Electronic thermal conductivity and the Wiedemann-Franz law for unconventional superconductors

TL;DR

This paper uses quasiclassical theory to analyze electronic thermal conductivity in unconventional superconductors, revealing universal low-temperature behavior and a modified Wiedemann-Franz law influenced by impurity scattering.

Contribution

It provides a detailed theoretical framework for understanding thermal transport and the Wiedemann-Franz law in unconventional superconductors with impurity effects.

Findings

Certain eigenvalues of the thermal conductivity tensor are universal at low temperatures.

The Lorenz ratio obeys a modified Wiedemann-Franz law at low temperatures.

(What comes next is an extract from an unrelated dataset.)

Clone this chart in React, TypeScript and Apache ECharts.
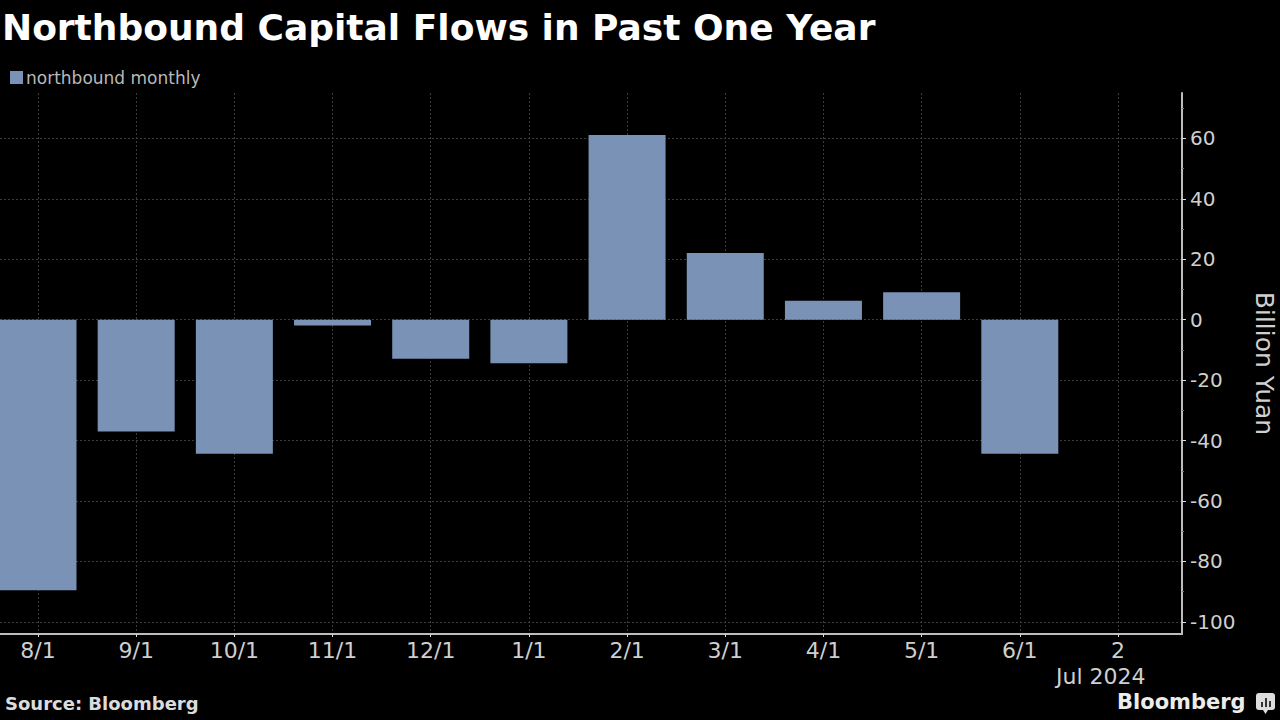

The Lorenz ratio deviates from the Sommerfeld value at intermediate temperatures depending on scattering.

Abstract

We use the quasiclassical theory of superconductivity to calculate the electronic contribution to the thermal conductivity. The theory is formulated for low temperatures when heat transport is limited by electron scattering from random defects and for superconductors with nodes in the order parameter. We show that certain eigenvalues of the thermal conductivity tensor are universal at low temperature, $k_B T\ll \gamma$, where $\gamma$ is the bandwidth of impurity bound states in the superconducting phase. The components of the electrical and thermal conductivity also obey a Wiedemann-Franz law with the Lorenz ratio, $L(T)=\kappa/\sigma T$, given by the Sommerfeld value of $L_{\!S}=({\pi^2}/{3})(k_B/e)^2$ for $k_BT\ll\gamma$. For intermediate temperatures the Lorenz ratio deviates significantly from $L_{\!S}$, and is strongly dependent on the scattering cross section, and qualitatively different for resonant vs.\ nonresonant scattering. We include comparisons with other theoretical calculations and the thermal conductivity data for the high $T_c$ cuprate and heavy fermion superconductors.